* **TASK GOAL**: Copy the entries below exactly. Images do not belong in the copy.

* **SUPPLIED ENTRIES**:
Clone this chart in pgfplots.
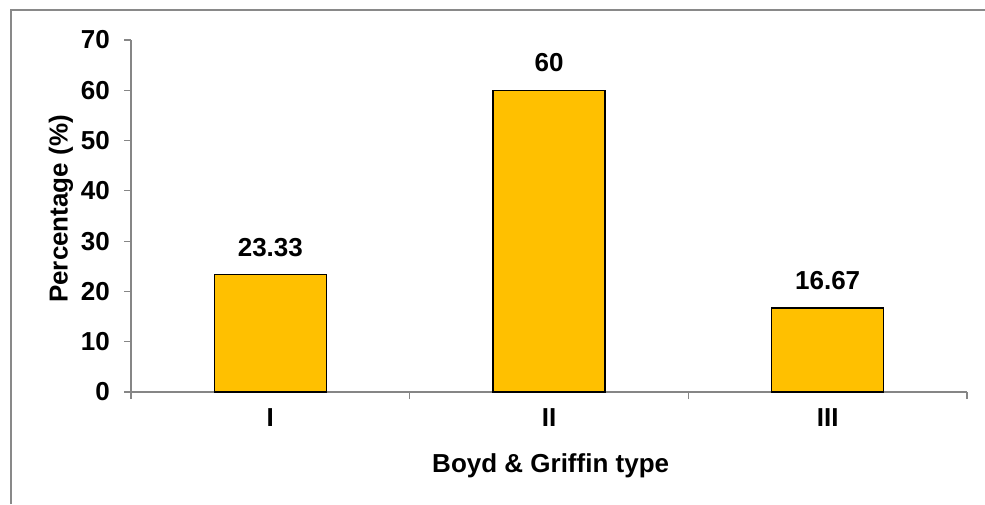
\documentclass[border=0pt]{standalone}
\usepackage{pgfplots}
\pgfplotsset{compat=1.18}
\usepackage{fontspec}
\setmainfont{Liberation Sans}
\definecolor{barfill}{HTML}{FFC000}
\definecolor{axisgray}{HTML}{868686}
\definecolor{framegray}{HTML}{898989}

\begin{document}
\begin{tikzpicture}[x=0.75pt,y=0.75pt]
  \useasboundingbox (0,0) rectangle (985,504);
  % chart frame (top and left edges)
  \draw[framegray, line width=1.5pt] (11,0) -- (11,493.5) -- (985,493.5);
  \begin{axis}[
    at={(98.25pt,84pt)}, anchor=south west,
    scale only axis,
    width=627pt, height=264pt,
    xmin=-0.5, xmax=2.5,
    ymin=0, ymax=70,
    ytick={0,10,...,70},
    xtick={-0.5,0.5,1.5,2.5},
    xticklabels={},
    extra x ticks={0,1,2},
    extra x tick labels={I,II,III},
    extra x tick style={major tick length=0pt, tick style={draw=none}},
    axis x line*=bottom,
    axis y line*=left,
    axis line style={axisgray, line width=0.9pt},
    tick style={axisgray, line width=0.9pt},
    tick align=outside,
    major tick length=5.25pt,
    font=\fontsize{19.5}{23}\selectfont\bfseries,
    /pgf/number format/assume math mode=true,
    ticklabel style={font=\fontsize{19.5}{23}\selectfont\bfseries},
    yticklabel style={anchor=east, inner sep=0pt, xshift=-10.5pt},
    xticklabel style={anchor=north, inner sep=0pt, yshift=-12.5pt},
    ylabel={Percentage (\%)},
    ylabel style={at={(axis description cs:-0.0837,0.52)}, anchor=center, rotate=0},
    xlabel={Boyd \& Griffin type},
    xlabel style={at={(axis description cs:0.502,0)}, anchor=base, yshift=-60pt},
    ybar, bar width=84pt, bar shift=0pt,
    nodes near coords={\pgfmathprintnumber[fixed,precision=2]{\pgfplotspointmeta}},
    every node near coord/.append style={anchor=south, inner sep=0pt, yshift=13pt,
      font=\fontsize{19.5}{23}\selectfont\bfseries, text=black},
    clip=false,
  ]
    \addplot[fill=barfill, draw=black, line width=1.1pt]
      coordinates {(0,23.33) (1,60) (2,16.67)};
  \end{axis}
\end{tikzpicture}
\end{document}
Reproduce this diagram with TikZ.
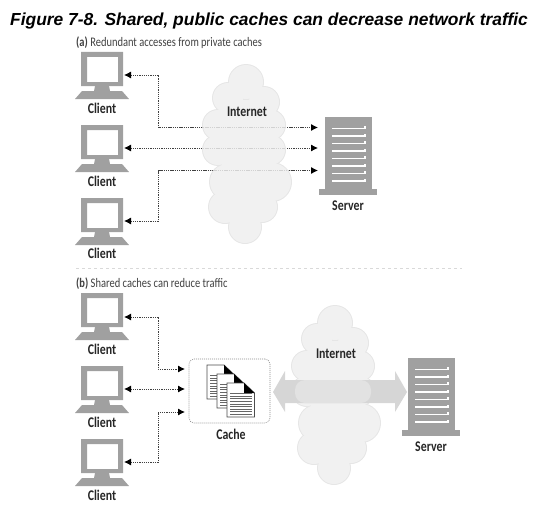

* **SOLUTION BELOW**:
Clone this chart in pgfplots.
\documentclass[border=0pt]{standalone}
\usepackage{pgfplots}
\pgfplotsset{compat=1.18}
\usepackage{fontspec}
\setmainfont{Liberation Sans}
\definecolor{barfill}{HTML}{FFC000}
\definecolor{axisgray}{HTML}{868686}
\definecolor{framegray}{HTML}{898989}

\begin{document}
\begin{tikzpicture}[x=0.75pt,y=0.75pt]
  \useasboundingbox (0,0) rectangle (985,504);
  % chart frame (top and left edges)
  \draw[framegray, line width=1.5pt] (11,0) -- (11,493.5) -- (985,493.5);
  \begin{axis}[
    at={(98.25pt,84pt)}, anchor=south west,
    scale only axis,
    width=627pt, height=264pt,
    xmin=-0.5, xmax=2.5,
    ymin=0, ymax=70,
    ytick={0,10,...,70},
    xtick={-0.5,0.5,1.5,2.5},
    xticklabels={},
    extra x ticks={0,1,2},
    extra x tick labels={I,II,III},
    extra x tick style={major tick length=0pt, tick style={draw=none}},
    axis x line*=bottom,
    axis y line*=left,
    axis line style={axisgray, line width=0.9pt},
    tick style={axisgray, line width=0.9pt},
    tick align=outside,
    major tick length=5.25pt,
    font=\fontsize{19.5}{23}\selectfont\bfseries,
    /pgf/number format/assume math mode=true,
    ticklabel style={font=\fontsize{19.5}{23}\selectfont\bfseries},
    yticklabel style={anchor=east, inner sep=0pt, xshift=-10.5pt},
    xticklabel style={anchor=north, inner sep=0pt, yshift=-12.5pt},
    ylabel={Percentage (\%)},
    ylabel style={at={(axis description cs:-0.0837,0.52)}, anchor=center, rotate=0},
    xlabel={Boyd \& Griffin type},
    xlabel style={at={(axis description cs:0.502,0)}, anchor=base, yshift=-60pt},
    ybar, bar width=84pt, bar shift=0pt,
    nodes near coords={\pgfmathprintnumber[fixed,precision=2]{\pgfplotspointmeta}},
    every node near coord/.append style={anchor=south, inner sep=0pt, yshift=13pt,
      font=\fontsize{19.5}{23}\selectfont\bfseries, text=black},
    clip=false,
  ]
    \addplot[fill=barfill, draw=black, line width=1.1pt]
      coordinates {(0,23.33) (1,60) (2,16.67)};
  \end{axis}
\end{tikzpicture}
\end{document}
Reproduce this diagram with TikZ.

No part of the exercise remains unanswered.